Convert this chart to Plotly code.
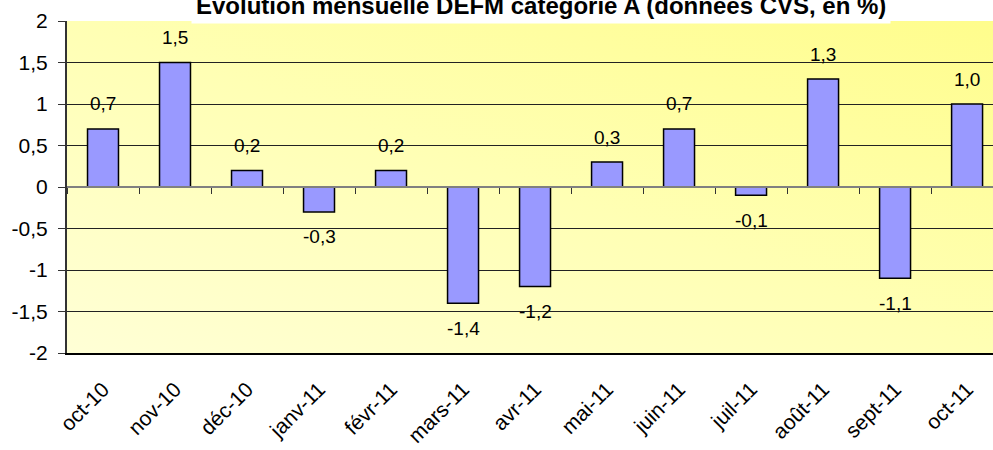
import base64
import plotly.graph_objects as go

categories = ["oct-10", "nov-10", "déc-10", "janv-11", "févr-11", "mars-11", "avr-11",
              "mai-11", "juin-11", "juil-11", "août-11", "sept-11", "oct-11"]
values = [0.7, 1.5, 0.2, -0.3, 0.2, -1.4, -1.2, 0.3, 0.7, -0.1, 1.3, -1.1, 1.0]
y_ticks = [-2, -1.5, -1, -0.5, 0, 0.5, 1, 1.5, 2]
y_tick_labels = ["-2", "-1,5", "-1", "-0,5", "0", "0,5", "1", "1,5", "2"]
title_text = "Evolution mensuelle DEFM catégorie A (données CVS, en %)"

FONT = "Arial, Liberation Sans, sans-serif"

svg = ('<svg xmlns="http://www.w3.org/2000/svg" width="100" height="100" preserveAspectRatio="none">'
       '<defs><linearGradient id="g" x1="0" y1="1" x2="1" y2="0">'
       '<stop offset="0" stop-color="#FFFFD6"/><stop offset="0.5" stop-color="#FFFFB4"/>'
       '<stop offset="1" stop-color="#FFFD8C"/></linearGradient></defs>'
       '<rect width="100" height="100" fill="url(#g)"/></svg>')
svg_uri = "data:image/svg+xml;base64," + base64.b64encode(svg.encode()).decode()

fig = go.Figure()
fig.add_trace(go.Bar(
    x=categories, y=values, width=0.43,
    marker=dict(color="#9999FF", line=dict(color="#000000", width=1.5)),
    hoverinfo="skip", showlegend=False,
))
# invisible trace to carry the zero-line axis with boundary ticks
fig.add_trace(go.Scatter(x=categories, y=[0] * len(categories), xaxis="x2", mode="markers",
                         marker=dict(opacity=0), hoverinfo="skip", showlegend=False))

for c, v in zip(categories, values):
    fig.add_annotation(
        x=c, y=v, xref="x", yref="y",
        text=f"{v:.1f}".replace(".", ","),
        showarrow=False, yanchor="middle",
        yshift=25 if v >= 0 else -25,
        font=dict(family=FONT, size=19, color="#000000"),
    )

fig.add_annotation(
    xref="paper", yref="paper", x=0.512, y=0.992, xanchor="center", yanchor="bottom",
    text="<b>" + title_text + "</b>", showarrow=False,
    bgcolor="#FFFFFF", borderpad=4,
    font=dict(family=FONT, size=24, color="#000000"),
)

fig.add_layout_image(dict(source=svg_uri, xref="paper", yref="paper", x=0, y=1,
                          sizex=1, sizey=1, sizing="stretch", layer="below",
                          xanchor="left", yanchor="top"))

fig.update_layout(
    width=993, height=450,
    margin=dict(l=67, r=0, t=21, b=97, autoexpand=False),
    paper_bgcolor="#FFFFFF", plot_bgcolor="rgba(0,0,0,0)",
    separators=", ",
    font=dict(family=FONT, color="#000000"),
    xaxis=dict(
        type="category", categoryorder="array", categoryarray=categories,
        range=[-0.5, 12.36], showgrid=False, zeroline=False, automargin=False,
        showline=True, linecolor="#000000", linewidth=1.5,
        ticks="", tickangle=-45, ticklabelstandoff=14,
        tickfont=dict(family=FONT, size=21, color="#000000"),
    ),
    xaxis2=dict(
        type="category", overlaying="x", matches="x", anchor="free", position=0.5,
        showgrid=False, zeroline=False, showline=True, linecolor="#808080", linewidth=2,
        ticks="outside", tickson="boundaries", ticklen=6, tickcolor="#333333", tickwidth=1.2,
        showticklabels=False, side="bottom", automargin=False,
    ),
    yaxis=dict(
        range=[-2, 2], tickvals=y_ticks, ticktext=y_tick_labels, automargin=False,
        showgrid=True, gridcolor="#222222", gridwidth=1,
        zeroline=False, showline=True, linecolor="#333333", linewidth=2,
        ticks="outside", ticklen=7, tickcolor="#333333", ticklabelstandoff=6,
        tickfont=dict(family=FONT, size=21, color="#000000"),
    ),
)

fig.write_html("out.html", config={"displayModeBar": False},
               post_script="document.body.style.margin='0';document.body.style.overflow='hidden';")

Task prompt: Set the lines above down again, word for word, from the first through the one containing "import plotly.graph_objects as go"; pictures excluded.

Written solution:
Convert this chart to Plotly code.
import base64
import plotly.graph_objects as go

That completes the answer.